• [GOAL OF THE EXERCISE]
Output the material beneath this task exactly, images excluded.

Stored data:
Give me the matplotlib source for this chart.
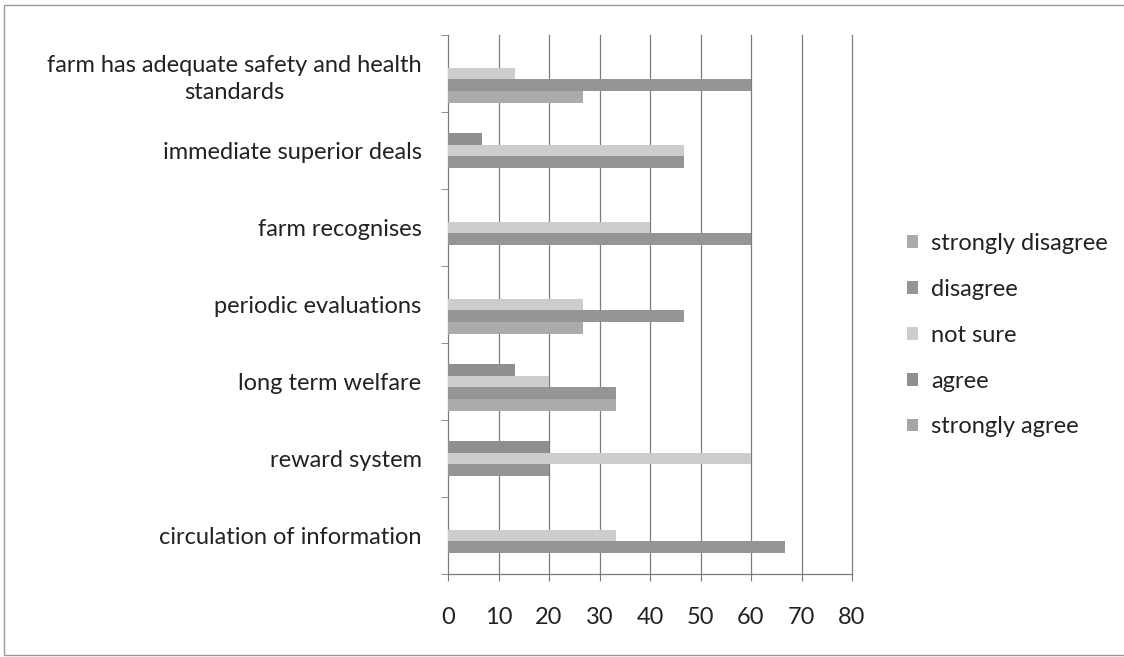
# grouped horizontal bar chart: farm worker survey responses (percent)
import numpy as np
import matplotlib
matplotlib.use('Agg')
import matplotlib.pyplot as plt
from matplotlib.patches import Rectangle

categories = ['circulation of information',
              'reward system',
              'long term welfare',
              'periodic evaluations',
              'farm recognises',
              'immediate superior deals',
              'farm has adequate safety and health\nstandards']

series_names = ['strongly disagree', 'disagree', 'not sure', 'agree', 'strongly agree']
strongly_disagree = [0, 0, 33.3, 26.7, 0, 0, 26.7]
disagree = [66.7, 20, 33.3, 46.7, 60, 46.7, 60]
not_sure = [33.3, 60, 20, 26.7, 40, 46.7, 13.3]
agree = [0, 20, 13.3, 0, 0, 6.7, 0]
strongly_agree = [0, 0, 0, 0, 0, 0, 0]

x_ticks = [0, 10, 20, 30, 40, 50, 60, 70, 80]

colors = ['#ababab', '#959595', '#cdcdcd', '#8f8f8f', '#a6a6a6']
grid_col = '#7c7c7c'

plt.rcParams['font.family'] = ['Lato', 'DejaVu Sans']

W, H = 1124, 657
fig = plt.figure(figsize=(W / 100, H / 100), dpi=100)
ax = fig.add_axes([448 / W, 1 - 574 / H, (852 - 448) / W, (574 - 35) / H])

# outer chart border (right edge falls outside the picture)
fig.patches.append(Rectangle((4 / W, 1 - 655 / H), 1.2, (655 - 5) / H,
                             transform=fig.transFigure, fill=False,
                             edgecolor='#9a9a9a', lw=1))

n = len(series_names)
ys = np.arange(len(categories))
h = 1 / (n + 1.5)
values = [strongly_disagree, disagree, not_sure, agree, strongly_agree]
handles = []
for k, (name, vals) in enumerate(zip(series_names, values)):
    b = ax.barh(ys + (k - 2) * h, vals, height=h, color=colors[k], label=name,
                edgecolor='none', zorder=3)
    handles.append(b)

ax.set_xlim(0, 80)
ax.set_ylim(-0.5, len(categories) - 0.5)
ax.set_xticks(x_ticks)
for xv in x_ticks[1:]:
    ax.axvline(xv, color=grid_col, lw=0.9, zorder=1, clip_on=False)

ax.set_yticks(ys)
ax.set_yticklabels(categories, fontsize=17, color='#222222', multialignment='center',
                   linespacing=1.4)
ax.set_yticks(np.arange(len(categories) + 1) - 0.5, minor=True)
ax.tick_params(axis='y', which='major', length=0, pad=19)
ax.tick_params(axis='y', which='minor', length=5, color=grid_col, direction='out')
ax.tick_params(axis='x', length=5, color=grid_col, direction='out', pad=19,
               labelsize=17, labelcolor='#222222')

for s in ['top', 'right']:
    ax.spines[s].set_visible(False)
for s in ['left', 'bottom']:
    ax.spines[s].set_color(grid_col)
    ax.spines[s].set_linewidth(0.9)

fig.legend(handles=handles, loc='upper left', bbox_to_anchor=(886 / W, 1 - 212 / H),
           frameon=False, fontsize=17, handlelength=0.45, handleheight=0.45,
           handletextpad=0.55, labelspacing=1.05, labelcolor='#222222')

fig.savefig('out.png', dpi=100)
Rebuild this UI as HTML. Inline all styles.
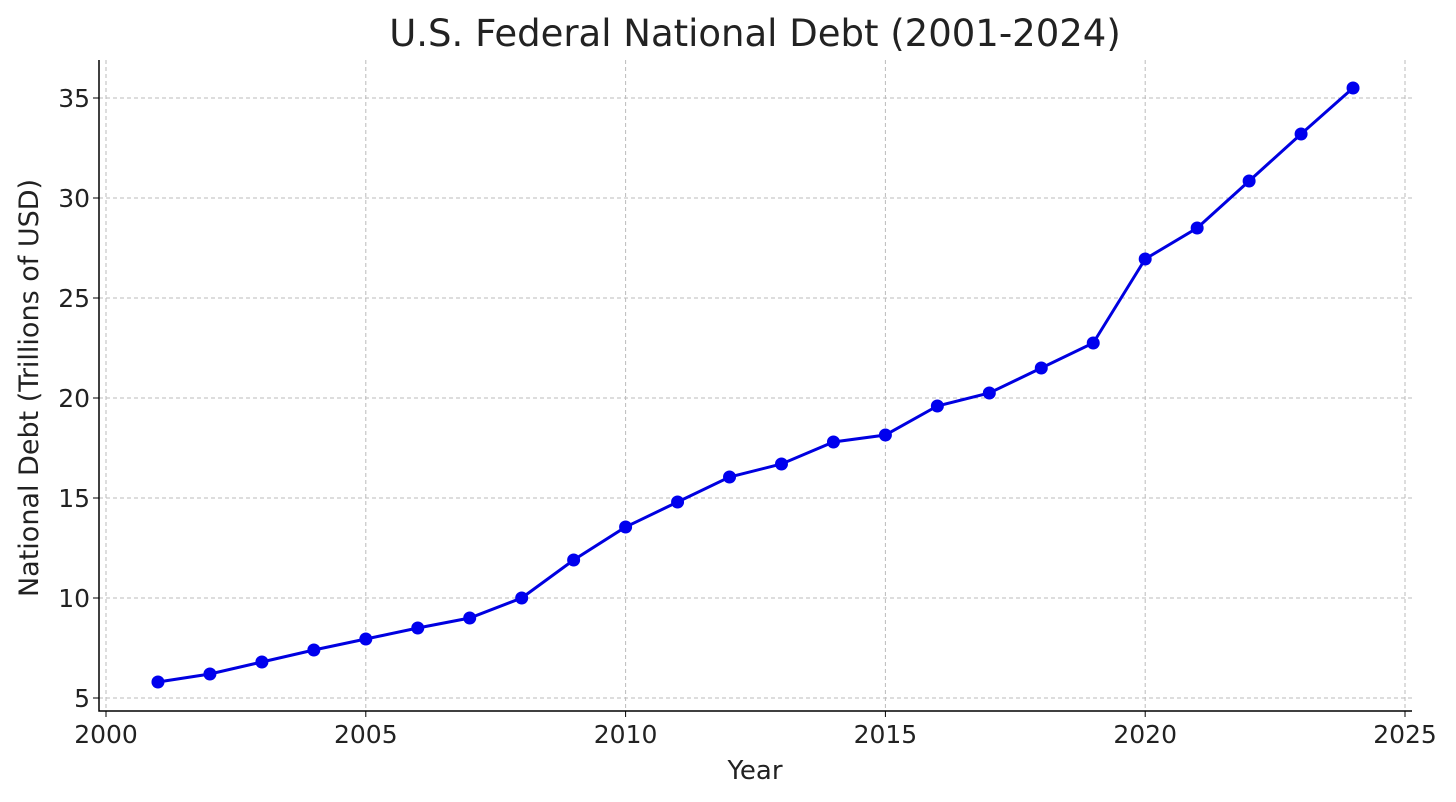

• [RESPONSE TO THIS EXERCISE]
Give me the matplotlib source for this chart.
# grouped horizontal bar chart: farm worker survey responses (percent)
import numpy as np
import matplotlib
matplotlib.use('Agg')
import matplotlib.pyplot as plt
from matplotlib.patches import Rectangle

categories = ['circulation of information',
              'reward system',
              'long term welfare',
              'periodic evaluations',
              'farm recognises',
              'immediate superior deals',
              'farm has adequate safety and health\nstandards']

series_names = ['strongly disagree', 'disagree', 'not sure', 'agree', 'strongly agree']
strongly_disagree = [0, 0, 33.3, 26.7, 0, 0, 26.7]
disagree = [66.7, 20, 33.3, 46.7, 60, 46.7, 60]
not_sure = [33.3, 60, 20, 26.7, 40, 46.7, 13.3]
agree = [0, 20, 13.3, 0, 0, 6.7, 0]
strongly_agree = [0, 0, 0, 0, 0, 0, 0]

x_ticks = [0, 10, 20, 30, 40, 50, 60, 70, 80]

colors = ['#ababab', '#959595', '#cdcdcd', '#8f8f8f', '#a6a6a6']
grid_col = '#7c7c7c'

plt.rcParams['font.family'] = ['Lato', 'DejaVu Sans']

W, H = 1124, 657
fig = plt.figure(figsize=(W / 100, H / 100), dpi=100)
ax = fig.add_axes([448 / W, 1 - 574 / H, (852 - 448) / W, (574 - 35) / H])

# outer chart border (right edge falls outside the picture)
fig.patches.append(Rectangle((4 / W, 1 - 655 / H), 1.2, (655 - 5) / H,
                             transform=fig.transFigure, fill=False,
                             edgecolor='#9a9a9a', lw=1))

n = len(series_names)
ys = np.arange(len(categories))
h = 1 / (n + 1.5)
values = [strongly_disagree, disagree, not_sure, agree, strongly_agree]
handles = []
for k, (name, vals) in enumerate(zip(series_names, values)):
    b = ax.barh(ys + (k - 2) * h, vals, height=h, color=colors[k], label=name,
                edgecolor='none', zorder=3)
    handles.append(b)

ax.set_xlim(0, 80)
ax.set_ylim(-0.5, len(categories) - 0.5)
ax.set_xticks(x_ticks)
for xv in x_ticks[1:]:
    ax.axvline(xv, color=grid_col, lw=0.9, zorder=1, clip_on=False)

ax.set_yticks(ys)
ax.set_yticklabels(categories, fontsize=17, color='#222222', multialignment='center',
                   linespacing=1.4)
ax.set_yticks(np.arange(len(categories) + 1) - 0.5, minor=True)
ax.tick_params(axis='y', which='major', length=0, pad=19)
ax.tick_params(axis='y', which='minor', length=5, color=grid_col, direction='out')
ax.tick_params(axis='x', length=5, color=grid_col, direction='out', pad=19,
               labelsize=17, labelcolor='#222222')

for s in ['top', 'right']:
    ax.spines[s].set_visible(False)
for s in ['left', 'bottom']:
    ax.spines[s].set_color(grid_col)
    ax.spines[s].set_linewidth(0.9)

fig.legend(handles=handles, loc='upper left', bbox_to_anchor=(886 / W, 1 - 212 / H),
           frameon=False, fontsize=17, handlelength=0.45, handleheight=0.45,
           handletextpad=0.55, labelspacing=1.05, labelcolor='#222222')

fig.savefig('out.png', dpi=100)
Rebuild this UI as HTML. Inline all styles.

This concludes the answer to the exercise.